YOUR TASK: Working from the top of the listing below, retype each line through the line containing "const stripBottom = 377;", both included, with no pictures.
::: INFORMATION PROVIDED
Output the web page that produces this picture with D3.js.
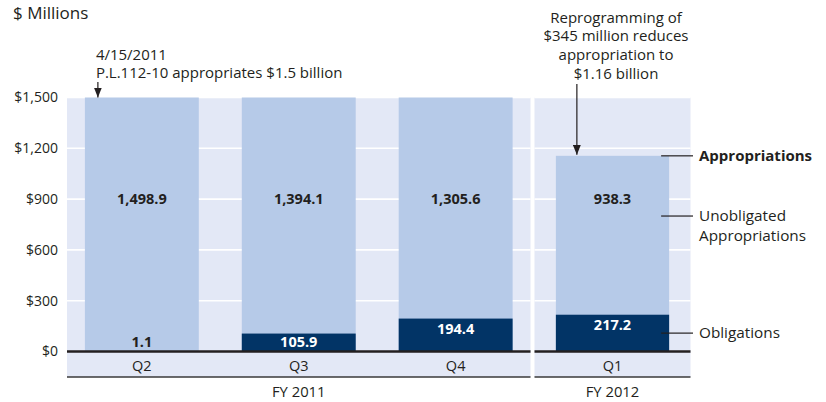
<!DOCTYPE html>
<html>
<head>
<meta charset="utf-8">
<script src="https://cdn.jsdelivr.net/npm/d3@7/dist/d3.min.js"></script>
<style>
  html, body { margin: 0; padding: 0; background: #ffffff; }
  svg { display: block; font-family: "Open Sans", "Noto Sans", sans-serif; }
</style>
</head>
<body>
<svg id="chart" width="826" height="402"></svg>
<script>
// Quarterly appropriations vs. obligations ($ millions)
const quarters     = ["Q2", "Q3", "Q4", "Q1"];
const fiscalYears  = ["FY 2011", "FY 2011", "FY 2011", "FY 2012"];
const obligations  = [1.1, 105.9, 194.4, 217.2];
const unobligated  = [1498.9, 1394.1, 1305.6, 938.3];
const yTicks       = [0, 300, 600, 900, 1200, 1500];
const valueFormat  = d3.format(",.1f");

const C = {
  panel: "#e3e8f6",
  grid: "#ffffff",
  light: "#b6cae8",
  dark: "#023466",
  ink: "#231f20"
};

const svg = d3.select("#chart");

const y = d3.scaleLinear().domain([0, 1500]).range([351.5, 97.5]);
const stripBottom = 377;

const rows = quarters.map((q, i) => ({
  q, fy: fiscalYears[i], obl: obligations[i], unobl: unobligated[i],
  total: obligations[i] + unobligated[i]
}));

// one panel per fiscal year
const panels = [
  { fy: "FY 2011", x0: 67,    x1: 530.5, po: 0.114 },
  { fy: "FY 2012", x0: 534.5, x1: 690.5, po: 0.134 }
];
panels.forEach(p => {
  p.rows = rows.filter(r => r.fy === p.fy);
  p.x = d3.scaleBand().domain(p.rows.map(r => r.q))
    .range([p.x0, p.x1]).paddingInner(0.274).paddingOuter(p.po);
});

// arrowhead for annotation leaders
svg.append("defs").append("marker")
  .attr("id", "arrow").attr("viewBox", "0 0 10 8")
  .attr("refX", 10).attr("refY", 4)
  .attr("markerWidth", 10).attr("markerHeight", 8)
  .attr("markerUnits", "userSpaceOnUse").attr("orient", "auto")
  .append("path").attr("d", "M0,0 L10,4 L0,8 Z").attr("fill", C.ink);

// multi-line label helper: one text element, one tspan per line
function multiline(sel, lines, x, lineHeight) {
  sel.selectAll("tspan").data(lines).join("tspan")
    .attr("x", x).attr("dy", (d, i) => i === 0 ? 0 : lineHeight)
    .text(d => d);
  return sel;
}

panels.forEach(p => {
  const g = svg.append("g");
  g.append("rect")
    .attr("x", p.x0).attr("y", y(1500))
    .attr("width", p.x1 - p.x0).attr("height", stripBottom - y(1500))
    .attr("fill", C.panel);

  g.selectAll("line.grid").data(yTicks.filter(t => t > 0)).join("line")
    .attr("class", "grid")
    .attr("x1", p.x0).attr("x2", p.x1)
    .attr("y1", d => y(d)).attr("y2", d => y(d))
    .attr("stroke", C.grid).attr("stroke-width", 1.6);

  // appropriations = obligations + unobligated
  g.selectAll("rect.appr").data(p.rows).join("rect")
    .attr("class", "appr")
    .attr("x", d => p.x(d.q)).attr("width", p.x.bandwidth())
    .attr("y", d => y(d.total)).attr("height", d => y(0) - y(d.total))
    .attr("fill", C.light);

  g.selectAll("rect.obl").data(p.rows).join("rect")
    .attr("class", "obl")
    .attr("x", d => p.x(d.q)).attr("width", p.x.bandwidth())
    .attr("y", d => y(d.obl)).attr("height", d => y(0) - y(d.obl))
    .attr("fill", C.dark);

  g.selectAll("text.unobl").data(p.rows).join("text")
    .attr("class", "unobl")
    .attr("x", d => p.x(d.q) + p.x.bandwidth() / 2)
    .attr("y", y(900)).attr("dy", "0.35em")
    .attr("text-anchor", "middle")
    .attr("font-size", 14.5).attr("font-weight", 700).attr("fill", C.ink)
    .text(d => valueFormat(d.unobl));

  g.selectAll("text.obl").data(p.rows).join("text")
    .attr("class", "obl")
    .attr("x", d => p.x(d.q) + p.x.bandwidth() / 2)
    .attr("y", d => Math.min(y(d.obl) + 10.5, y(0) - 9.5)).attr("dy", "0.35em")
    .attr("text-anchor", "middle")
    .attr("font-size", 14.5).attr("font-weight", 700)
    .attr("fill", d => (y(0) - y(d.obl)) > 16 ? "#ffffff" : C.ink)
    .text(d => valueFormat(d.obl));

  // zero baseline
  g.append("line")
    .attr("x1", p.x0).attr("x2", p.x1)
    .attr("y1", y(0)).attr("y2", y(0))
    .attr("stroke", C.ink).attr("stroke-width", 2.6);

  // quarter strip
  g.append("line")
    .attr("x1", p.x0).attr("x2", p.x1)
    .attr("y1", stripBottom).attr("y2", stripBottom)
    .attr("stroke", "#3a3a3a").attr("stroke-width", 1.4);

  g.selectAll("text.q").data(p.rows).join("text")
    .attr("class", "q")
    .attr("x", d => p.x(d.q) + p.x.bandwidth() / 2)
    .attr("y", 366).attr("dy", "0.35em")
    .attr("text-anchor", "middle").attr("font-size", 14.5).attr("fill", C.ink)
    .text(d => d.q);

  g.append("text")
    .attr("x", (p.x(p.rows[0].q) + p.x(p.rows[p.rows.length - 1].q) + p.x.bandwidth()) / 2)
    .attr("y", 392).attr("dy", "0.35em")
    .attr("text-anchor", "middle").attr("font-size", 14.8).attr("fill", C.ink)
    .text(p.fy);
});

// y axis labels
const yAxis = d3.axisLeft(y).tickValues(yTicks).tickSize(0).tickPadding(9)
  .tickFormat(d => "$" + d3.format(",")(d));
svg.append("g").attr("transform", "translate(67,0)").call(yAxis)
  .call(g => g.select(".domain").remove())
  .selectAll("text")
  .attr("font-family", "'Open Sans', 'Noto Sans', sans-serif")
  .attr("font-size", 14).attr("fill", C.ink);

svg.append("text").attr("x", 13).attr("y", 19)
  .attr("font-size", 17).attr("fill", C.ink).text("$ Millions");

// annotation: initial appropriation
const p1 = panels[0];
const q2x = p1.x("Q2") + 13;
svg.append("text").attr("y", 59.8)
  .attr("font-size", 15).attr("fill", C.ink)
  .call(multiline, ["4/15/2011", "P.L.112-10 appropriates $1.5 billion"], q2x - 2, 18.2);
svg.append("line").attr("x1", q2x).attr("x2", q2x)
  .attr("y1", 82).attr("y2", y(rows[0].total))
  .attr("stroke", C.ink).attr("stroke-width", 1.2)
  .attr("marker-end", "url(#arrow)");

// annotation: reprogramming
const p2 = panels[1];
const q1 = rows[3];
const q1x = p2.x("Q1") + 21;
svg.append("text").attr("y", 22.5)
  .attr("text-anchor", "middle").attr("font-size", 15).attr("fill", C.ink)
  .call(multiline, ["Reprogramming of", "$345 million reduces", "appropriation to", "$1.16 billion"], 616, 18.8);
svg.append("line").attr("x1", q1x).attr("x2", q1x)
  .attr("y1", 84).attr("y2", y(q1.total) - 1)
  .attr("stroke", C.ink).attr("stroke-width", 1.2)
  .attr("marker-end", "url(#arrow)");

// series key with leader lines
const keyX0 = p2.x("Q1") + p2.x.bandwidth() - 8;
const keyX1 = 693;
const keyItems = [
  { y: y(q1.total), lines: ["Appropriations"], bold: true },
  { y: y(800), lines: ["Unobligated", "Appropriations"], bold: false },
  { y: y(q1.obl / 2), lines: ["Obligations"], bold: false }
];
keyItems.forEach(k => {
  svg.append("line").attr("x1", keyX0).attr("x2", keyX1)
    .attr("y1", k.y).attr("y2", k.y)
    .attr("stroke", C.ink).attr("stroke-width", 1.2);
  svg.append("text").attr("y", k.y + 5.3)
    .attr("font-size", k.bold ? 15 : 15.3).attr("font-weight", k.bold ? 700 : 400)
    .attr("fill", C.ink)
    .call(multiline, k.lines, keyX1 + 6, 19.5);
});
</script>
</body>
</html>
::::::
RESULT BELOW:
Output the web page that produces this picture with D3.js.
<!DOCTYPE html>
<html>
<head>
<meta charset="utf-8">
<script src="https://cdn.jsdelivr.net/npm/d3@7/dist/d3.min.js"></script>
<style>
  html, body { margin: 0; padding: 0; background: #ffffff; }
  svg { display: block; font-family: "Open Sans", "Noto Sans", sans-serif; }
</style>
</head>
<body>
<svg id="chart" width="826" height="402"></svg>
<script>
// Quarterly appropriations vs. obligations ($ millions)
const quarters     = ["Q2", "Q3", "Q4", "Q1"];
const fiscalYears  = ["FY 2011", "FY 2011", "FY 2011", "FY 2012"];
const obligations  = [1.1, 105.9, 194.4, 217.2];
const unobligated  = [1498.9, 1394.1, 1305.6, 938.3];
const yTicks       = [0, 300, 600, 900, 1200, 1500];
const valueFormat  = d3.format(",.1f");

const C = {
  panel: "#e3e8f6",
  grid: "#ffffff",
  light: "#b6cae8",
  dark: "#023466",
  ink: "#231f20"
};

const svg = d3.select("#chart");

const y = d3.scaleLinear().domain([0, 1500]).range([351.5, 97.5]);
const stripBottom = 377;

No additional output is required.